Le théâtre Bolchoï de Moscou a connu un scandale sans précédent mercredi soir avec le premier spectacle présenté sur sa scène rénovée, une version moderne de l'opéra du XIXe siècle Rouslan et Ludmila, huée par une partie du public mais saluée par des critiques pour sa qualité musicale.

L'opéra du père de la musique russe Glinka, d'après un poème de Pouchkine, mis en scène par le novateur Dmitri Tcherniakov, a démarré dans un décor traditionnel frisant le kitsch.

Ludmila porte un kokochnik, coiffe traditionnelle de femmes russes, les habits des invités en brocart brillent de toutes les couleurs et la cérémonie se déroule dans une salle bleu vif décorée de khokhloma (peinture expressive russe en or, rouge et noire).

L'action s'est rapidement déplacée dans l'époque actuelle, exposant à des tentations bien modernes les protagonistes séparés par des sorciers perfides: un «harem» avec des beautés en tenues légères roulant sur des patins pour Rouslan, un massage thaï et un athlète tatoué séducteur pour Ludmila.

Pendant le changement de décor, de gros plans de deux autres héros âgés sont projetés sur l'écran noir servant de rideau, une technique inédite pour le Bolchoï qui n'a pas été du goût de tout le monde.

Plusieurs spectateurs ont sifflé et crié «Honte!», un comportement répandu dans les théâtres d'autres pays mais jamais vu au Bolchoï.

«Je ne comprends plus où je me trouve», s'est insurgée une dame. «C'est un spectacle de variété», a renchéri une autre.

Certains ont timidement scandé «Bravo!».

Le metteur en scène Dmitri Tcherniakov a pourtant assuré lundi pendant la répétition générale qu'il n'avait pas pour but de «faire scandale» avec cette première très attendue après la réouverture du théâtre fermé pendant six ans pour des travaux gigantesques.

«Rouslan et Ludmila», une oeuvre «somptueuse, volumineuse, colorée et compliquée» est «la production la plus importante de ma vie», a-t-il confié à la presse, tout en se disant «prêt aux attaques» d'amateurs plus conservateurs.

«Le sujet est tout à fait moderne, l'intensité des émotions sera comme dans la vie réelle», a-t-il souligné.

Pour Mikhaïl Petrenko, du théâtre Mariinski de Saint-Pétersbourg, qui chante Rouslan, le conte se transforme sur la scène du Bolchoï en «un drame déchirant», une interprétation radicalement différente de celle de son théâtre où l'opéra est présenté depuis 100 ans dans une version accessible aux enfants.

«Je n'ai jamais interprété une telle Ludmila.
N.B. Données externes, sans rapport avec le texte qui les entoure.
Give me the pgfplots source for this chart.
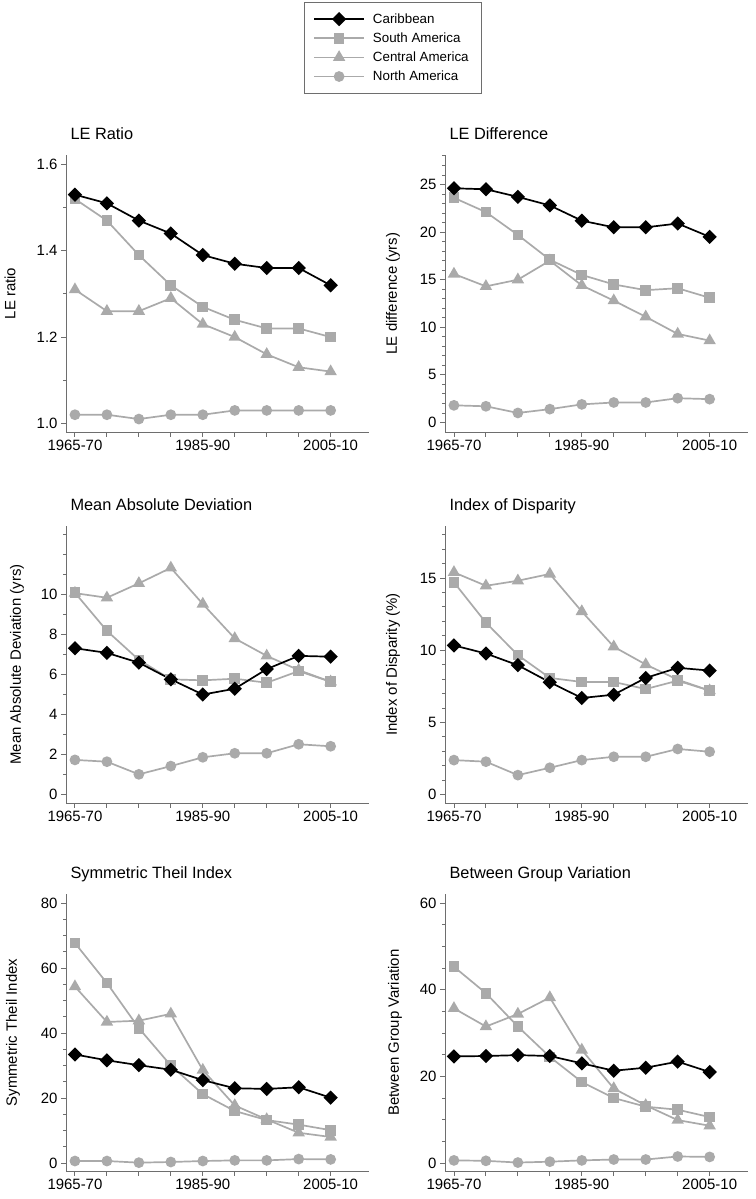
\documentclass[border=0pt]{standalone}
\usepackage{fontspec}
\setmainfont{Liberation Sans}
\usepackage{pgfplots}
\usepackage{pgfplotstable}
\pgfplotsset{compat=1.18}
\definecolor{lgray}{RGB}{170,170,170}
\definecolor{axgray}{RGB}{110,110,110}

\pgfplotstableread{
x car sam cam nam
0 1.53 1.52 1.31 1.02
1 1.51 1.47 1.26 1.02
2 1.47 1.39 1.26 1.01
3 1.44 1.32 1.29 1.02
4 1.39 1.27 1.23 1.02
5 1.37 1.24 1.20 1.03
6 1.36 1.22 1.16 1.03
7 1.36 1.22 1.13 1.03
8 1.32 1.20 1.12 1.03
}\ratio
\pgfplotstableread{
x car sam cam nam
0 24.6 23.6 15.6 1.8
1 24.5 22.1 14.3 1.7
2 23.7 19.7 15.0 1.0
3 22.8 17.1 17.0 1.4
4 21.2 15.5 14.4 1.9
5 20.5 14.5 12.8 2.1
6 20.5 13.9 11.1 2.1
7 20.9 14.1 9.3 2.55
8 19.5 13.1 8.6 2.45
}\diff
\pgfplotstableread{
x car sam cam nam
0 7.30 10.07 10.05 1.73
1 7.07 8.17 9.82 1.64
2 6.58 6.72 10.54 1.01
3 5.75 5.75 11.31 1.42
4 4.99 5.70 9.51 1.86
5 5.28 5.78 7.79 2.06
6 6.26 5.58 6.92 2.06
7 6.92 6.16 6.21 2.51
8 6.88 5.63 5.63 2.41
}\mad
\pgfplotstableread{
x car sam cam nam
0 10.33 14.70 15.39 2.39
1 9.77 11.91 14.46 2.28
2 8.96 9.66 14.81 1.35
3 7.78 8.08 15.28 1.86
4 6.69 7.80 12.68 2.39
5 6.92 7.80 10.24 2.62
6 8.08 7.31 9.01 2.62
7 8.78 7.89 7.96 3.16
8 8.59 7.20 7.20 2.97
}\idisp
\pgfplotstableread{
x car sam cam nam
0 33.4 67.7 54.3 0.6
1 31.6 55.4 43.4 0.6
2 30.1 41.5 43.8 0.1
3 28.7 30.0 45.9 0.3
4 25.5 21.2 28.6 0.6
5 23.0 16.0 17.7 0.8
6 22.8 13.2 13.4 0.8
7 23.3 11.8 9.3 1.2
8 20.1 10.1 8.0 1.1
}\theil
\pgfplotstableread{
x car sam cam nam
0 24.6 45.3 35.7 0.6
1 24.7 39.2 31.5 0.5
2 24.9 31.5 34.4 0.1
3 24.7 24.5 38.2 0.3
4 23.0 18.7 26.1 0.6
5 21.3 15.0 17.2 0.8
6 22.0 13.0 13.3 0.8
7 23.4 12.3 9.9 1.5
8 21.0 10.6 8.6 1.4
}\bgv

\pgfplotsset{
  panel/.style={
    scale only axis, width=303bp, height=277bp,
    axis lines*=left,
    axis line style={axgray, line width=0.9bp},
    every tick/.style={axgray, line width=0.9bp},
    tick align=outside,
    major tick length=5bp, minor tick length=3bp,
    xmin=-0.28, xmax=9.2,
    xtick={0,...,8}, xticklabels={1965-70,,,,1985-90,,,,2005-10},
    tick label style={font=\fontsize{15}{17}\selectfont},
    /pgf/number format/assume math mode=true,
    label style={font=\fontsize{15}{17}\selectfont},
    title style={font=\fontsize{16.4}{18}\selectfont, at={(axis description cs:0,1)}, anchor=base west, yshift=10bp, xshift=1bp},
    ylabel style={at={(axis description cs:0,0.5)}, anchor=center},
    clip=false,
  },
  car/.style={black, line width=1.7bp, mark=square*, mark size=4.2bp, mark options={rotate=45, fill=black, solid}},
  sam/.style={lgray, line width=1.7bp, mark=square*, mark size=4.5bp, mark options={fill=lgray, solid}},
  cam/.style={lgray, line width=1.7bp, mark=triangle*, mark size=5.5bp, mark options={fill=lgray, solid}},
  nam/.style={lgray, line width=1.7bp, mark=*, mark size=4.5bp, mark options={fill=lgray, solid}},
}
\newcommand{\lgt}[1]{\makebox[97bp][l]{#1}}

\begin{document}
\begin{tikzpicture}
\useasboundingbox (0bp,0bp) rectangle (756bp,1199bp);

% Panel 1
\begin{axis}[panel, at={(66bp,767bp)}, anchor=south west,
  title={LE Ratio}, ylabel={LE ratio}, ylabel style={yshift=56bp},
  ymin=0.98, ymax=1.622, ytick={1.0,1.2,1.4,1.6}, minor ytick={1.1,1.3,1.5},
  yticklabel style={/pgf/number format/.cd, fixed, fixed zerofill, precision=1},
  reverse legend,
  legend style={at={(axis description cs:0.785,1.552)}, anchor=north west, draw=axgray, line width=0.8bp,
    font=\fontsize{13.4}{15}\selectfont, inner xsep=9bp, inner ysep=9bp, row sep=4bp,
    /tikz/every odd column/.append style={column sep=6bp}},
  legend cell align=left,
  legend image code/.code={\draw[mark repeat=2,mark phase=2,#1,line width=1.7bp] plot coordinates {(0bp,0bp)(25bp,0bp)(50bp,0bp)};},
]
\addplot[nam] table[x=x,y=nam]{\ratio}; \addlegendentry{\lgt{North America}}
\addplot[cam] table[x=x,y=cam]{\ratio}; \addlegendentry{\lgt{Central America}}
\addplot[sam] table[x=x,y=sam]{\ratio}; \addlegendentry{\lgt{South America}}
\addplot[car] table[x=x,y=car]{\ratio}; \addlegendentry{\lgt{Caribbean}}
\end{axis}

% Panel 2
\begin{axis}[panel, at={(445bp,767bp)}, anchor=south west,
  title={LE Difference}, ylabel={LE difference (yrs)}, ylabel style={yshift=52bp},
  ymin=-1.0, ymax=28.1, ytick={0,5,...,25}, minor ytick={1,...,28},
]
\addplot[nam] table[x=x,y=nam]{\diff};
\addplot[cam] table[x=x,y=cam]{\diff};
\addplot[sam] table[x=x,y=sam]{\diff};
\addplot[car] table[x=x,y=car]{\diff};
\end{axis}

% Panel 3
\begin{axis}[panel, at={(66bp,396bp)}, anchor=south west,
  title={Mean Absolute Deviation}, ylabel={Mean Absolute Deviation (yrs)}, ylabel style={yshift=49bp},
  ymin=-0.42, ymax=13.4, ytick={0,2,...,10}, minor ytick={1,...,13},
]
\addplot[nam] table[x=x,y=nam]{\mad};
\addplot[cam] table[x=x,y=cam]{\mad};
\addplot[sam] table[x=x,y=sam]{\mad};
\addplot[car] table[x=x,y=car]{\mad};
\end{axis}

% Panel 4
\begin{axis}[panel, at={(445bp,396bp)}, anchor=south west,
  title={Index of Disparity}, ylabel={Index of Disparity (\%)}, ylabel style={yshift=52bp},
  ymin=-0.58, ymax=18.6, ytick={0,5,10,15}, minor ytick={1,...,18},
]
\addplot[nam] table[x=x,y=nam]{\idisp};
\addplot[cam] table[x=x,y=cam]{\idisp};
\addplot[sam] table[x=x,y=sam]{\idisp};
\addplot[car] table[x=x,y=car]{\idisp};
\end{axis}

% Panel 5
\begin{axis}[panel, at={(66bp,28bp)}, anchor=south west,
  title={Symmetric Theil Index}, ylabel={Symmetric Theil Index}, ylabel style={yshift=53bp},
  ymin=-2.47, ymax=82.8, ytick={0,20,...,80}, minor ytick={5,10,...,80},
]
\addplot[nam] table[x=x,y=nam]{\theil};
\addplot[cam] table[x=x,y=cam]{\theil};
\addplot[sam] table[x=x,y=sam]{\theil};
\addplot[car] table[x=x,y=car]{\theil};
\end{axis}

% Panel 6
\begin{axis}[panel, at={(445bp,28bp)}, anchor=south west,
  title={Between Group Variation}, ylabel={Between Group Variation}, ylabel style={yshift=50bp},
  ymin=-1.85, ymax=62.1, ytick={0,20,40,60}, minor ytick={5,10,...,60},
]
\addplot[nam] table[x=x,y=nam]{\bgv};
\addplot[cam] table[x=x,y=cam]{\bgv};
\addplot[sam] table[x=x,y=sam]{\bgv};
\addplot[car] table[x=x,y=car]{\bgv};
\end{axis}
\end{tikzpicture}
\end{document}
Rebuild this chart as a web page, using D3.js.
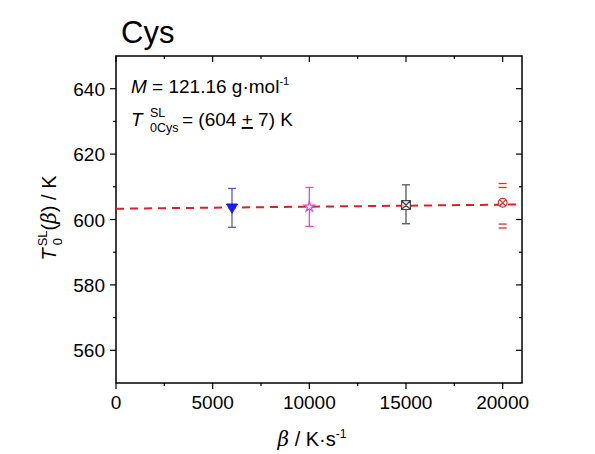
<!DOCTYPE html>
<html>
<head>
<meta charset="utf-8">
<script src="https://cdn.jsdelivr.net/npm/d3@7"></script>
<style>
  body { margin: 0; background: #fff; }
  svg { font-family: "Liberation Sans", Arial, sans-serif; }
</style>
</head>
<body>
<svg id="chart"></svg>
<script>
// data
const heatingRates = [6000, 10000, 15000, 20000];
const onsetTemps = [603.4, 603.9, 604.4, 605.1];
const errUpper = [[609.5], [609.8], [610.6], [611.0, 609.8]];
const errLower = [[597.6], [597.9], [598.7], [598.6, 597.4]];
const markerKinds = ["triDown", "star", "hourglass", "circleX"];
const markerColors = ["#1a1aff", "#d94fd9", "#444444", "#d93030"];
const barColors = ["#5a5ac8", "#d94fd9", "#555555", "#d93030"];
const fitLine = [[0, 603.3], [21000, 604.6]];
const xTicks = [0, 5000, 10000, 15000, 20000];
const yTicks = [560, 580, 600, 620, 640];

const width = 595, height = 454;
const margin = { top: 56, right: 73, bottom: 71, left: 116 };
const innerW = width - margin.left - margin.right;
const innerH = height - margin.top - margin.bottom;

const svg = d3.select("#chart").attr("width", width).attr("height", height);
const g = svg.append("g").attr("transform", `translate(${margin.left}, ${margin.top})`);

const x = d3.scaleLinear().domain([0, 21000]).range([0, innerW]);
const y = d3.scaleLinear().domain([550, 650]).range([innerH, 0]);

const minorX = d3.range(2500, 21000, 5000);
const minorY = d3.range(570, 650, 20);

// frame
g.append("rect")
  .attr("width", innerW).attr("height", innerH)
  .attr("fill", "none").attr("stroke", "#000").attr("stroke-width", 1.5);

function tickLines(sel, vals, scale, orient, len) {
  vals.forEach((v) => {
    const p = scale(v);
    if (orient === "bottom") sel.append("line").attr("x1", p).attr("x2", p).attr("y1", innerH).attr("y2", innerH + len);
    if (orient === "top") sel.append("line").attr("x1", p).attr("x2", p).attr("y1", 0).attr("y2", len);
    if (orient === "left") sel.append("line").attr("y1", p).attr("y2", p).attr("x1", 0).attr("x2", -len);
    if (orient === "right") sel.append("line").attr("y1", p).attr("y2", p).attr("x1", innerW).attr("x2", innerW - len);
  });
}
const ticks = g.append("g").attr("stroke", "#000").attr("stroke-width", 1.2);
tickLines(ticks, xTicks, x, "bottom", 6);
tickLines(ticks, minorX, x, "bottom", 3);
tickLines(ticks, xTicks, x, "top", 6);
tickLines(ticks, minorX, x, "top", 3);
tickLines(ticks, yTicks, y, "left", 6);
tickLines(ticks, minorY, y, "left", 3);
tickLines(ticks, yTicks, y, "right", 6);
tickLines(ticks, minorY, y, "right", 3);

// tick labels
g.append("g").selectAll("text").data(xTicks).join("text")
  .attr("x", (d) => x(d)).attr("y", innerH + 26)
  .attr("text-anchor", "middle").attr("font-size", 19).text((d) => d);
g.append("g").selectAll("text").data(yTicks).join("text")
  .attr("x", -11).attr("y", (d) => y(d) + 7)
  .attr("text-anchor", "end").attr("font-size", 19).text((d) => d);

// fit line
g.append("path")
  .datum(fitLine)
  .attr("d", d3.line().x((d) => x(d[0])).y((d) => y(d[1])))
  .attr("fill", "none").attr("stroke", "#e02020").attr("stroke-width", 2)
  .attr("stroke-dasharray", "8,6");

// error bars
heatingRates.forEach((r, i) => {
  const px = x(r);
  const eb = g.append("g").attr("stroke", barColors[i]).attr("stroke-width", 1.3);
  if (i < 3) {
    eb.append("line").attr("x1", px).attr("x2", px)
      .attr("y1", y(errUpper[i][0])).attr("y2", y(errLower[i][0]));
  }
  errUpper[i].concat(errLower[i]).forEach((v) => {
    eb.append("line").attr("x1", px - 4).attr("x2", px + 4).attr("y1", y(v)).attr("y2", y(v));
  });
});

// markers
function markerPath(kind, s) {
  const p = d3.path();
  if (kind === "triDown") {
    p.moveTo(-s, -s * 0.8); p.lineTo(s, -s * 0.8); p.lineTo(0, s * 0.9); p.closePath();
  } else if (kind === "hourglass") {
    p.rect(-s * 0.8, -s * 0.8, s * 1.6, s * 1.6);
    p.moveTo(-s * 0.8, -s * 0.8); p.lineTo(s * 0.8, s * 0.8);
    p.moveTo(s * 0.8, -s * 0.8); p.lineTo(-s * 0.8, s * 0.8);
  } else if (kind === "circleX") {
    p.arc(0, 0, s * 0.8, 0, 2 * Math.PI);
    const k = s * 0.57;
    p.moveTo(-k, -k); p.lineTo(k, k);
    p.moveTo(k, -k); p.lineTo(-k, k);
  }
  return p.toString();
}
heatingRates.forEach((r, i) => {
  const mg = g.append("g").attr("transform", `translate(${x(r)}, ${y(onsetTemps[i])})`);
  if (markerKinds[i] === "star") {
    mg.append("path").attr("d", d3.symbol(d3.symbolStar, 32)())
      .attr("fill", "#fff").attr("stroke", markerColors[i]).attr("stroke-width", 1.3);
  } else if (markerKinds[i] === "triDown") {
    mg.append("path").attr("d", markerPath("triDown", 5.5))
      .attr("fill", markerColors[i]).attr("stroke", markerColors[i]);
  } else {
    mg.append("path").attr("d", markerPath(markerKinds[i], 5.5))
      .attr("fill", "#fff").attr("fill-opacity", 0.8)
      .attr("stroke", markerColors[i]).attr("stroke-width", 1.2);
  }
});

// title
svg.append("text").attr("x", 121).attr("y", 43).attr("font-size", 31).text("Cys");

// annotations
const ann1 = svg.append("text").attr("x", 131).attr("y", 93).attr("font-size", 19);
ann1.append("tspan").attr("font-style", "italic").text("M");
ann1.append("tspan").text(" = 121.16 g·mol");
ann1.append("tspan").attr("font-size", 11).attr("dy", -8).text("-1");

const ann2 = svg.append("g");
ann2.append("text").attr("x", 131).attr("y", 126).attr("font-size", 19)
  .attr("font-style", "italic").text("T");
ann2.append("text").attr("x", 150).attr("y", 117).attr("font-size", 12.5).text("SL");
ann2.append("text").attr("x", 150).attr("y", 132).attr("font-size", 12.5).text("0Cys");
const ann2b = ann2.append("text").attr("x", 182).attr("y", 126).attr("font-size", 19);
ann2b.append("tspan").text("= (604 ");
ann2b.append("tspan").attr("text-decoration", "underline").text("+");
ann2b.append("tspan").text(" 7) K");

// x label
const xl = svg.append("text").attr("x", 312).attr("y", 446).attr("text-anchor", "middle").attr("font-size", 20);
xl.append("tspan").attr("font-family", "'DejaVu Serif', serif").attr("font-style", "italic").text("β");
xl.append("tspan").text(" / K·s");
xl.append("tspan").attr("font-size", 12).attr("dy", -8).text("-1");

// y label
const yl = svg.append("g").attr("transform", "translate(56, 218) rotate(-90)");
const ylt = yl.append("text").attr("text-anchor", "middle").attr("font-size", 20);
ylt.append("tspan").attr("font-style", "italic").text("T");
ylt.append("tspan").attr("font-size", 13).attr("dx", 2).attr("dy", -9).text("SL");
ylt.append("tspan").attr("font-size", 20).attr("dy", 9).text("(");
ylt.append("tspan").attr("font-family", "'DejaVu Serif', serif").attr("font-style", "italic").text("β");
ylt.append("tspan").text(") / K");
// subscript 0 under SL
const slStart = ylt.node().getStartPositionOfChar(1);
yl.append("text").attr("font-size", 13).attr("x", slStart.x + 1).attr("y", 6).text("0");
</script>
</body>
</html>
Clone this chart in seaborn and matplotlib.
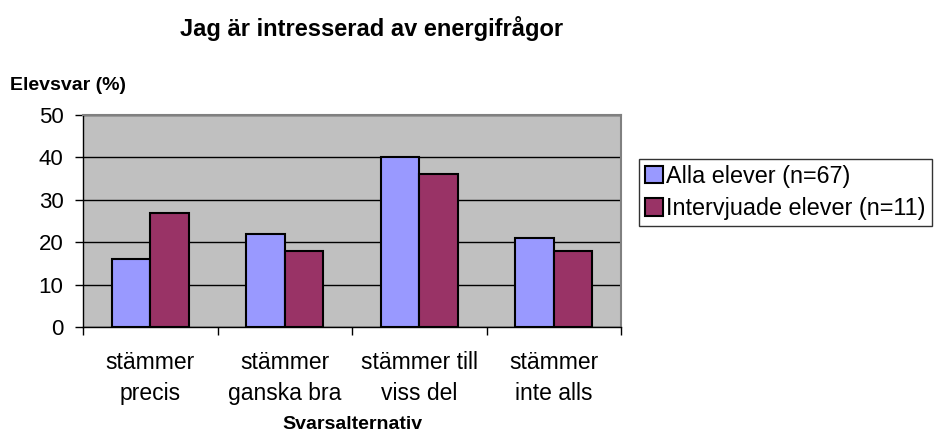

Vous verrez une coquette exaltée, mais avec un caractère très russe», avait promis la chanteuse Albina Chaguimouratova.

Les critiques interrogés par l'AFP après le spectacle ont salué le niveau musical de la production.

«L'orchestre mené par Vladimir Iourovski et le choeur sont excellents ainsi que les chanteurs», a souligné Piotr Pospelov.

«Quant à la mise en scène, c'est un coup d'épée dans l'eau», dans la mesure où elle va à l'encontre du caractère épique de l'opéra», a-t-il ajouté.

Selon le critique du journal Kommersant Sergueï Khodnev, «le pari du Bolchoï était risqué, mais le spectacle est un grand succès».

Le théâtre critiqué dans le passé pour ses mises en scène figées «envoie ainsi le message qu'il ne va pas être coincé dans la tradition», souligne-t-il.

«C'est aussi très intéressant du point de vue musical et très différent des interprétations soviétiques. Avec Iourovski, tout est devenu plus léger et plus nerveux. Ce sera plus compréhensible pour les Européens», a-t-il estimé.

Tous les billets pour ce spectacle, première production sur la scène historique qui sera jouée jusqu'au 10 novembre, ont été vendus directement aux guichets du Bolchoï.

On ne trouve de billets qu'à des prix exorbitants, allant jusqu'à 25 000 roubles (600 euros), dans des agences spécialisées sur l'internet ou via des particuliers aux abords du théâtre, selon la presse.